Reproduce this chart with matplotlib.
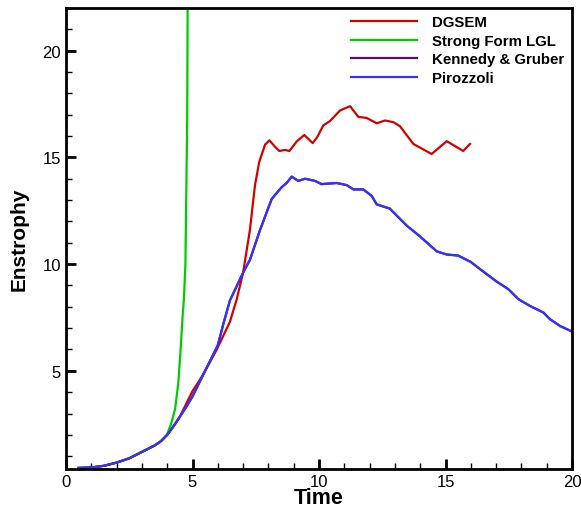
import matplotlib
matplotlib.use("Agg")
import matplotlib.pyplot as plt
from matplotlib.ticker import MultipleLocator

plt.rcParams['font.family'] = ['Liberation Sans', 'DejaVu Sans']

# Pirozzoli (blue)
t_piro = [0.5, 1.0, 1.5, 2.0, 2.5, 3.0, 3.5, 3.75, 4.0, 4.25, 4.5, 4.75, 5.0, 5.5, 6.0, 6.22, 6.48,
          7.0, 7.27, 7.67, 8.13, 8.52, 8.72, 8.92, 9.18, 9.45, 9.84, 10.1, 10.7, 11.1, 11.36, 11.75,
          12.08, 12.28, 12.8, 13.47, 13.99, 14.65, 15.05, 15.5, 16.0, 16.36, 17.0, 17.48, 17.88,
          18.34, 18.87, 19.13, 19.53, 20.0]
e_piro = [0.45, 0.47, 0.55, 0.7, 0.9, 1.2, 1.5, 1.7, 2.0, 2.4, 2.85, 3.3, 3.8, 5.0, 6.2, 7.2, 8.3,
          9.6, 10.2, 11.6, 13.05, 13.6, 13.8, 14.1, 13.9, 14.0, 13.9, 13.75, 13.8, 13.7, 13.5, 13.5,
          13.2, 12.8, 12.6, 11.8, 11.3, 10.6, 10.45, 10.4, 10.1, 9.77, 9.2, 8.83, 8.36,
          8.04, 7.73, 7.42, 7.1, 6.84]

# Kennedy & Gruber (purple, coincides with Pirozzoli)
t_kg = t_piro
e_kg = e_piro

# DGSEM (red)
t_dg = [0.5, 1.0, 1.5, 2.0, 2.5, 3.0, 3.5, 3.75, 4.0, 4.25, 4.5, 4.75, 5.0, 5.25, 5.5, 5.96, 6.48,
        6.75, 7.0, 7.27, 7.47, 7.64, 7.87, 8.04, 8.26, 8.43, 8.66, 8.83, 9.12, 9.42, 9.75, 9.93,
        10.17, 10.43, 10.83, 11.23, 11.55, 11.88, 12.28, 12.61, 12.94, 13.2, 13.73, 14.45, 15.05,
        15.7, 15.97]
e_dg = [0.45, 0.47, 0.55, 0.7, 0.9, 1.2, 1.5, 1.7, 2.0, 2.4, 2.85, 3.45, 4.05, 4.5, 5.0, 6.0, 7.3,
        8.36, 9.6, 11.6, 13.7, 14.8, 15.6, 15.8, 15.5, 15.3, 15.35, 15.3, 15.75, 16.05, 15.67, 15.95,
        16.5, 16.7, 17.2, 17.4, 16.9, 16.85, 16.6, 16.73, 16.65, 16.46, 15.63, 15.16, 15.76,
        15.3, 15.63]

# Strong Form LGL (green)
t_lgl = [0.5, 1.0, 1.5, 2.0, 2.5, 3.0, 3.5, 3.75, 3.98, 4.15, 4.31, 4.44, 4.53, 4.61, 4.66, 4.72,
         4.79, 4.81]
e_lgl = [0.45, 0.47, 0.55, 0.7, 0.9, 1.2, 1.5, 1.7, 1.98, 2.5, 3.2, 4.44, 6.0, 7.57, 8.36, 10.0,
         16.8, 22.5]

fig = plt.figure(figsize=(5.81, 5.10), dpi=100)
ax = fig.add_axes([66/581, 1-470/510, (572-66)/581, (470-9)/510])

ax.plot(t_dg, e_dg, color='#d40000', lw=1.6, label='DGSEM')
ax.plot(t_lgl, e_lgl, color='#00cc00', lw=1.6, label='Strong Form LGL')
ax.plot(t_kg, e_kg, color='#5a1060', lw=1.6, label='Kennedy & Gruber')
ax.plot(t_piro, e_piro, color='#3333ff', lw=1.6, label='Pirozzoli')

ax.set_xlim(0, 20)
ax.set_ylim(0.4, 22)
ax.xaxis.set_major_locator(MultipleLocator(5))
ax.xaxis.set_minor_locator(MultipleLocator(1))
ax.yaxis.set_major_locator(MultipleLocator(5))
ax.yaxis.set_minor_locator(MultipleLocator(1))
ax.set_yticks([5, 10, 15, 20])
ax.tick_params(which='both', direction='in', top=False, right=False, labelsize=12)
ax.tick_params(which='major', length=7, width=2)
ax.tick_params(which='minor', length=4, width=1)
for s in ax.spines.values():
    s.set_linewidth(2)

ax.set_xlabel('Time', fontsize=15.5, fontweight='bold', labelpad=-1)
ax.set_ylabel('Enstrophy', fontsize=15, fontweight='bold', labelpad=10)

leg = ax.legend(loc='upper right', frameon=False, prop={'weight': 'bold', 'size': 10.8},
                handlelength=4.4, handletextpad=1.0, labelspacing=0.3,
                bbox_to_anchor=(1.0, 1.0), borderaxespad=0.1)

fig.savefig('out.png', dpi=100)
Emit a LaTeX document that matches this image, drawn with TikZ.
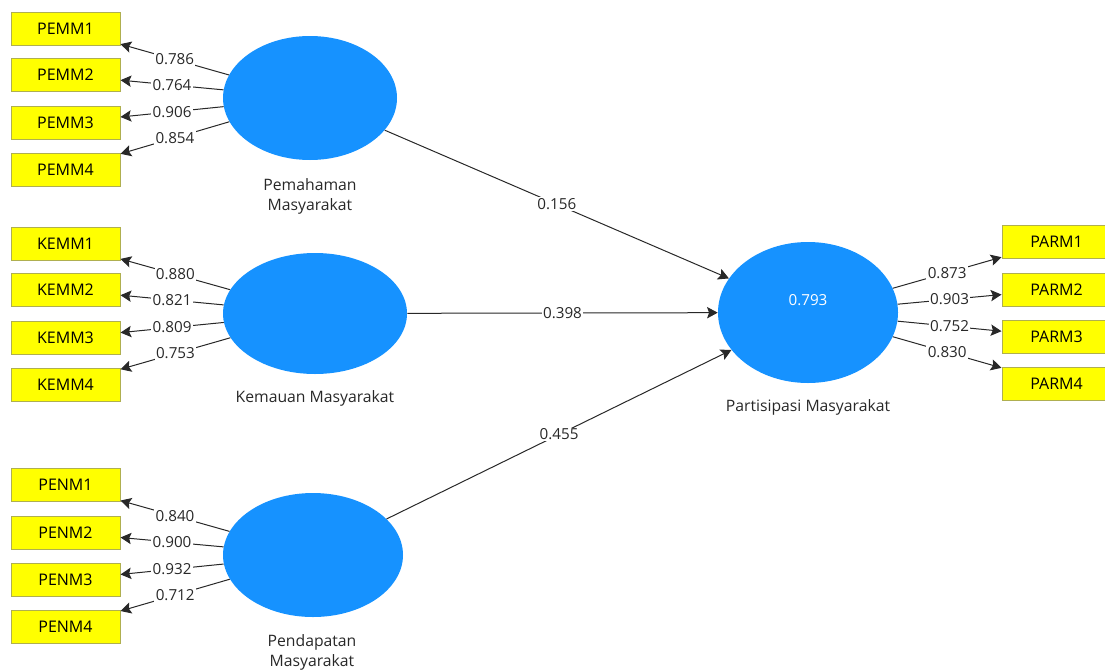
\documentclass[tikz,border=0pt]{standalone}
\usepackage{tikz}
\usepackage{fontspec}
\setmainfont{Open Sans}
\usetikzlibrary{shapes.geometric}
\usetikzlibrary{arrows.meta}

\definecolor{lvblue}{RGB}{22,146,255}
\definecolor{mvyellow}{RGB}{255,255,0}
\definecolor{mvline}{RGB}{175,175,80}
\definecolor{pathgray}{RGB}{40,40,40}

\tikzset{
  mvbox/.style={draw=mvline, line width=0.75pt, fill=mvyellow, rectangle, inner sep=0pt,
    minimum width=81.75pt, minimum height=24.75pt, font=\fontsize{12}{14}\selectfont, text=black},
  lvell/.style={ellipse, draw=none, fill=lvblue, inner sep=0pt},
  lvname/.style={align=center, font=\fontsize{11.8}{15}\selectfont, text=pathgray},
  coef/.style={fill=white, inner sep=1pt, font=\fontsize{11.4}{13}\selectfont, text=pathgray},
  pathline/.style={draw=pathgray, line width=0.75pt, -{Stealth[length=8pt,width=8.5pt,inset=1.5pt]}}
}

\begin{document}
\begin{tikzpicture}[x=0.75pt,y=0.75pt,yscale=-1,xscale=1]
\useasboundingbox (0,0) rectangle (1105,671);

%Shape: Ellipse [Pemahaman Masyarakat]
\node [lvell, minimum width=130.5pt, minimum height=93pt] (pem) at (310,98) {};
%Shape: Ellipse [Kemauan Masyarakat]
\node [lvell, minimum width=138pt, minimum height=90.75pt] (kem) at (315,313.5) {};
%Shape: Ellipse [Pendapatan Masyarakat]
\node [lvell, minimum width=135pt, minimum height=93pt] (pen) at (313,555) {};
%Shape: Ellipse [Partisipasi Masyarakat]
\node [lvell, minimum width=135pt, minimum height=105.75pt] (par) at (808,312.5) {};
\node [font=\fontsize{11.4}{13}\selectfont, text=white] (parrsq) at (808,300) {0.793};

% Text Node
\node [lvname] (pemname) at (310,196) {Pemahaman\\Masyarakat};
\node [lvname] (kemname) at (315,398) {Kemauan Masyarakat};
\node [lvname] (penname) at (312,652) {Pendapatan\\Masyarakat};
\node [lvname] (parname) at (808,407) {Partisipasi Masyarakat};

%Shape: Rectangle [indicators]
\node [mvbox] (pemm1) at (65.5,28.5) {PEMM1};
\node [mvbox] (pemm2) at (65.5,75) {PEMM2};
\node [mvbox] (pemm3) at (65.5,122.5) {PEMM3};
\node [mvbox] (pemm4) at (65.5,170) {PEMM4};

\node [mvbox] (kemm1) at (65.5,243.5) {KEMM1};
\node [mvbox] (kemm2) at (65.5,290) {KEMM2};
\node [mvbox] (kemm3) at (65.5,338) {KEMM3};
\node [mvbox] (kemm4) at (65.5,385) {KEMM4};

\node [mvbox] (penm1) at (65.5,485) {PENM1};
\node [mvbox] (penm2) at (65.5,532.5) {PENM2};
\node [mvbox] (penm3) at (65.5,580) {PENM3};
\node [mvbox] (penm4) at (65.5,627) {PENM4};

\node [mvbox] (parm1) at (1056.5,241.5) {PARM1};
\node [mvbox] (parm2) at (1056.5,289.5) {PARM2};
\node [mvbox] (parm3) at (1056.5,336.5) {PARM3};
\node [mvbox] (parm4) at (1056.5,383.5) {PARM4};

%Straight Lines [outer loadings]
\draw [pathline] (pem) -- node [coef] {0.786} (pemm1);
\draw [pathline] (pem) -- node [coef] {0.764} (pemm2);
\draw [pathline] (pem) -- node [coef] {0.906} (pemm3);
\draw [pathline] (pem) -- node [coef] {0.854} (pemm4);

\draw [pathline] (kem) -- node [coef] {0.880} (kemm1);
\draw [pathline] (kem) -- node [coef] {0.821} (kemm2);
\draw [pathline] (kem) -- node [coef] {0.809} (kemm3);
\draw [pathline] (kem) -- node [coef] {0.753} (kemm4);

\draw [pathline] (pen) -- node [coef] {0.840} (penm1);
\draw [pathline] (pen) -- node [coef] {0.900} (penm2);
\draw [pathline] (pen) -- node [coef] {0.932} (penm3);
\draw [pathline] (pen) -- node [coef] {0.712} (penm4);

\draw [pathline] (par) -- node [coef] {0.873} (parm1);
\draw [pathline] (par) -- node [coef] {0.903} (parm2);
\draw [pathline] (par) -- node [coef] {0.752} (parm3);
\draw [pathline] (par) -- node [coef] {0.830} (parm4);

%Straight Lines [path coefficients]
\draw [pathline] (pem) -- node [coef] {0.156} (par);
\draw [pathline] (kem) -- node [coef] {0.398} (par);
\draw [pathline] (pen) -- node [coef] {0.455} (par);

\end{tikzpicture}
\end{document}
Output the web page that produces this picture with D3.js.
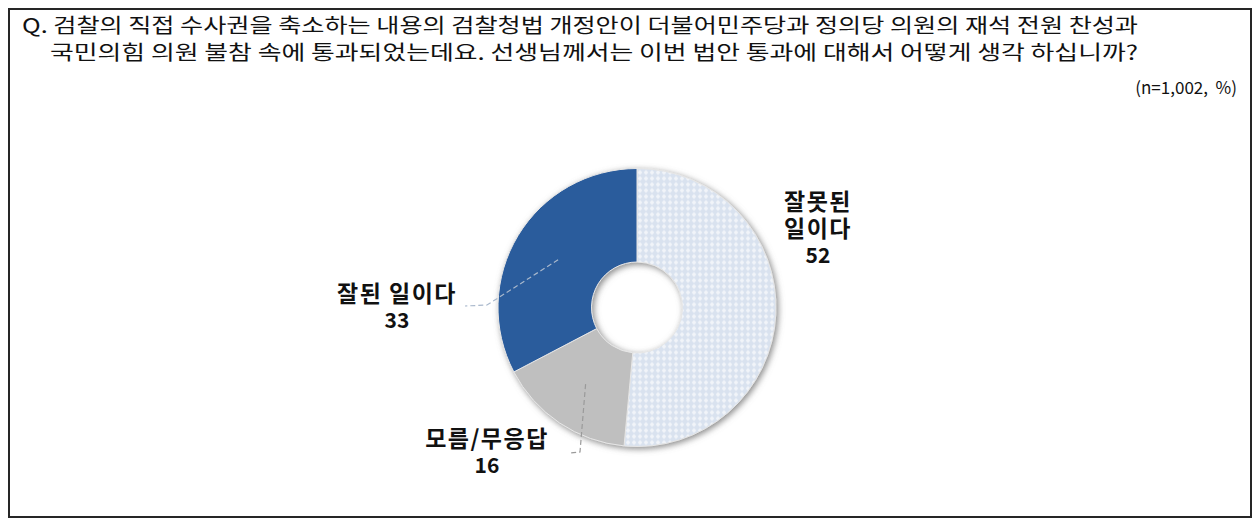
<!DOCTYPE html>
<html><head><meta charset="utf-8">
<script src="https://cdn.jsdelivr.net/npm/d3@7"></script>
<style>body{margin:0;background:#fff} svg{display:block}</style>
</head><body>
<script>
// ---- data ----
const categories = ["잘못된 일이다", "모름/무응답", "잘된 일이다"];
const values = [52, 16, 33];
const labelLines = [["잘못된", "일이다"], ["모름/무응답"], ["잘된 일이다"]];
const titleLines = [
  "Q. 검찰의 직접 수사권을 축소하는 내용의 검찰청법 개정안이 더불어민주당과 정의당 의원의 재석 전원 찬성과",
  "국민의힘 의원 불참 속에 통과되었는데요. 선생님께서는 이번 법안 통과에 대해서 어떻게 생각 하십니까?"
];
const noteText = "(n=1,002,  %)";

// ---- layout ----
const W = 1259, H = 526;
const cx = 637, cy = 307.5, rOut = 139, rIn = 45.5;
const font = "'Noto Sans CJK KR','Noto Sans',sans-serif";

const svg = d3.select("body").append("svg").attr("width", W).attr("height", H);
const defs = svg.append("defs");

const pat = defs.append("pattern").attr("id", "pat").attr("width", 6).attr("height", 6)
  .attr("patternUnits", "userSpaceOnUse");
pat.append("rect").attr("width", 6).attr("height", 6).attr("fill", "#d9e2ef");
pat.append("path").attr("d", "M3,0.6 L5.4,3 L3,5.4 L0.6,3Z").attr("fill", "#f1f4f9");

const flt = defs.append("filter").attr("id", "sh").attr("x", "-20%").attr("y", "-20%")
  .attr("width", "140%").attr("height", "140%");
flt.append("feGaussianBlur").attr("in", "SourceAlpha").attr("stdDeviation", 3.4).attr("result", "b");
flt.append("feOffset").attr("in", "b").attr("dx", 1.5).attr("dy", 1.5).attr("result", "o");
flt.append("feFlood").attr("flood-color", "#6f6f6f").attr("flood-opacity", 0.8);
flt.append("feComposite").attr("in2", "o").attr("operator", "in").attr("result", "s");
const fm = flt.append("feMerge");
fm.append("feMergeNode").attr("in", "s");
fm.append("feMergeNode").attr("in", "SourceGraphic");

// frame
svg.append("rect").attr("x", 9).attr("y", 9).attr("width", 1242).attr("height", 508)
  .attr("fill", "none").attr("stroke", "#262626").attr("stroke-width", 2);

// title
const tl = [{x: 22, y: 24, end: 1138}, {x: 50, y: 51, end: 1138}];
titleLines.forEach((t, i) => {
  svg.append("text").attr("x", tl[i].x).attr("y", tl[i].y)
    .attr("dominant-baseline", "central")
    .attr("font-family", font).attr("font-size", 20).attr("fill", "#111")
    .attr("textLength", tl[i].end - tl[i].x).attr("lengthAdjust", "spacingAndGlyphs")
    .text(t);
});
svg.append("text").attr("x", 1237).attr("y", 86).attr("text-anchor", "end")
  .attr("dominant-baseline", "central").style("white-space", "pre")
  .attr("font-family", font).attr("font-size", 17).attr("fill", "#111").text(noteText);

// donut
const colors = ["url(#pat)", "#bfbfbf", "#2a5b9c"];
const pie = d3.pie().sort(null).value(d => d);
const arcs = pie(values);
const arc = d3.arc().innerRadius(rIn).outerRadius(rOut);
const g = svg.append("g").attr("transform", `translate(${cx},${cy})`);
g.append("g").attr("filter", "url(#sh)")
  .selectAll("path").data(arcs).join("path")
  .attr("d", arc).attr("fill", (d, i) => colors[i])
  .attr("stroke", "#e6e6e6").attr("stroke-width", 1);

// leader lines
const cent = arcs.map(a => arc.centroid(a));
const leaders = [
  null,
  [[cent[1][0] + cx, cent[1][1] + cy], [580, 452], [570, 453]],
  [[cent[2][0] + cx, cent[2][1] + cy], [487, 305], [465, 306]]
];
const leaderColor = ["", "#9a9a9a", "#a9b8cc"];
leaders.forEach((pts, i) => {
  if (!pts) return;
  svg.append("path").attr("d", d3.line()(pts)).attr("fill", "none")
    .attr("stroke", leaderColor[i]).attr("stroke-width", 1.2).attr("stroke-dasharray", "5,3");
});

// labels
const labelPos = [{x: 818, y: 200}, {x: 487, y: 437}, {x: 397, y: 292}];
arcs.forEach((a, i) => {
  const lines = labelLines[i];
  lines.forEach((l, j) => {
    svg.append("text").attr("text-anchor", "middle")
      .attr("x", labelPos[i].x).attr("y", labelPos[i].y + j * 26.5)
      .attr("dominant-baseline", "central")
      .attr("font-family", font).attr("font-size", 23).attr("letter-spacing", 1.5)
      .attr("font-weight", 700).attr("fill", "#111").text(l);
  });
  svg.append("text").attr("text-anchor", "middle")
    .attr("x", labelPos[i].x).attr("y", labelPos[i].y + lines.length * 26.5 + 0.5)
    .attr("dominant-baseline", "central")
    .attr("font-family", font).attr("font-size", 21).attr("font-weight", 700)
    .attr("fill", "#111").text(String(values[i]));
});
</script>
</body></html>
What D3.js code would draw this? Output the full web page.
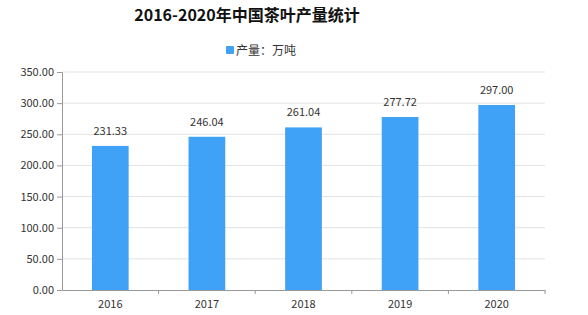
<!DOCTYPE html>
<html>
<head>
<meta charset="utf-8">
<script src="https://cdn.jsdelivr.net/npm/d3@7"></script>
<style>
body { margin: 0; background: #fff; }
text { font-family: "Noto Sans CJK SC", "DejaVu Sans", sans-serif; }
</style>
</head>
<body>
<div class="container"></div>
<script>
var years = ["2016", "2017", "2018", "2019", "2020"];
var output = [231.33, 246.04, 261.04, 277.72, 297.00];
var yTicks = [0, 50, 100, 150, 200, 250, 300, 350];

const WIDTH = 588;
const HEIGHT = 315;
const LEFT = 62, RIGHT = 545, TOP = 72, BOTTOM = 290;
const BAR_COLOR = "#3fa2f6";

var translate = function(x, y){
	return "translate(" + x + "," + y + ")";
};

var svg = d3.select('.container').append('svg')
	.attr('width', WIDTH)
	.attr('height', HEIGHT);

var xScale = d3.scaleBand()
	.domain(years)
	.range([LEFT, RIGHT]);

var yScale = d3.scaleLinear()
	.domain([0, 350])
	.range([BOTTOM, TOP]);

// title
svg.append('text')
	.attr('x', 247).attr('y', 21)
	.attr('text-anchor', 'middle')
	.style('font-size', '16px')
	.style('font-weight', 'bold')
	.attr('fill', '#111')
	.text('2016-2020年中国茶叶产量统计');

// legend
svg.append('rect')
	.attr('x', 226).attr('y', 46)
	.attr('width', 8).attr('height', 8)
	.attr('rx', 1)
	.attr('fill', BAR_COLOR);
svg.append('text')
	.attr('x', 236).attr('y', 55)
	.style('font-size', '12px')
	.attr('fill', '#333')
	.text('产量：万吨');

// grid
svg.append('g').selectAll('line').data(yTicks.slice(1))
	.enter().append('line')
	.attr('x1', LEFT).attr('x2', RIGHT)
	.attr('y1', function(d){ return yScale(d); })
	.attr('y2', function(d){ return yScale(d); })
	.attr('stroke', '#e3e3e3');

// y axis
var yAxis = d3.axisLeft(yScale)
	.tickValues(yTicks)
	.tickSize(5)
	.tickFormat(d3.format('.2f'));
var gy = svg.append('g')
	.attr('transform', translate(LEFT, 0))
	.call(yAxis);
gy.select('.domain').attr('stroke', '#999');
gy.selectAll('.tick line').attr('stroke', '#999');
gy.selectAll('.tick text')
	.style('font-size', '11px')
	.attr('fill', '#333')
	.attr('x', -8);

// x axis
var xAxis = d3.axisBottom(xScale).tickSize(0).tickPadding(10);
var gx = svg.append('g')
	.attr('transform', translate(0, BOTTOM))
	.call(xAxis);
gx.select('.domain').attr('stroke', '#999');
gx.selectAll('.tick text')
	.style('font-size', '11px')
	.attr('fill', '#333');
svg.append('g').selectAll('line').data(years)
	.enter().append('line')
	.attr('x1', function(d){ return xScale(d) + xScale.bandwidth(); })
	.attr('x2', function(d){ return xScale(d) + xScale.bandwidth(); })
	.attr('y1', BOTTOM).attr('y2', BOTTOM + 4)
	.attr('stroke', '#999');

// bars
var barW = xScale.bandwidth() * 0.38;
svg.append('g').selectAll('rect').data(output)
	.enter().append('rect')
	.attr('x', function(d, i){ return xScale(years[i]) + (xScale.bandwidth() - barW) / 2; })
	.attr('y', function(d){ return yScale(d); })
	.attr('width', barW)
	.attr('height', function(d){ return BOTTOM - yScale(d); })
	.attr('fill', BAR_COLOR);

// value labels
svg.append('g').selectAll('text').data(output)
	.enter().append('text')
	.attr('x', function(d, i){ return xScale(years[i]) + xScale.bandwidth() / 2; })
	.attr('y', function(d){ return yScale(d) - 11; })
	.attr('text-anchor', 'middle')
	.style('font-size', '11px')
	.attr('fill', '#333')
	.text(function(d){ return d3.format('.2f')(d); });
</script>
</body>
</html>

→ TASK PROMPT: Copy each line containing the word "that" from the data.

→ SOLUTION FOR THIS PROBLEM:
Emit a LaTeX document that matches this image, drawn with TikZ.
Output the web page that produces this picture with D3.js.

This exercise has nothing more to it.